4.11. Transcription Level of Per3 in the Transformants

Total RNA and cDNA of the transformants with high parasitic ability on sclerotia were extracted and synthetized by using Trizol reagent (Invitrogen, Carlsbad, CA, USA) and a cDNA Synthesis Kit (TaKaRa, Dalian, China), respectively. Expression levels of Per3 in the transformants were quantified by real-time PCR using the primers of SPF and SPR (Table 3), using the same procedure described above. Three replicates were performed.

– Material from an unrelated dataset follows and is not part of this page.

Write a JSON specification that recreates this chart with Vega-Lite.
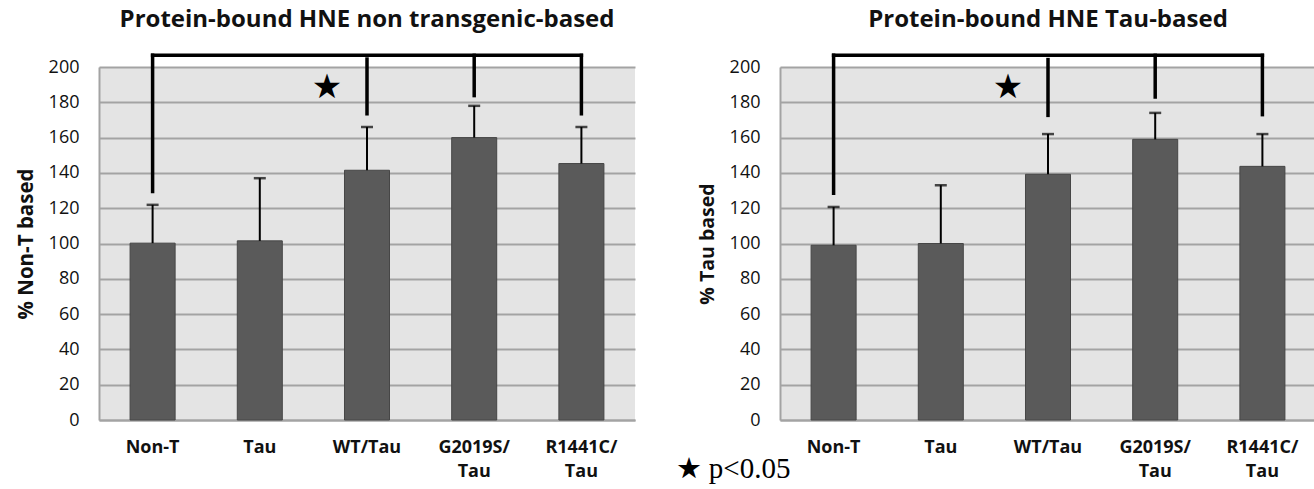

4.12. Statistical Analysis

The statistical software SAS 9.1.3 (SAS Institute Inc., Cary, NC, USA) was used for analysis of variance (ANOVA). Duncan’s multiple range test was used to compare the means from each treatment. p-values < 0.05 were considered significant.

5. Conclusions

Our study identified a perilipin protein encoding gene Per3, which was obtained from a SSH cDNA library of C. rosea f. catenulata HL-1-1 parasitizing sclerotia of S. sclerotiorum. Per3 was up-regulated under the induction of sclerotia, and overexpression of Per3 significantly enhanced parasitic ability on sclerotia compared with the wild type. This study indicated that Per3 might be involved in the mycoparasitic process of C. rosea f. catenulata HL-1-1.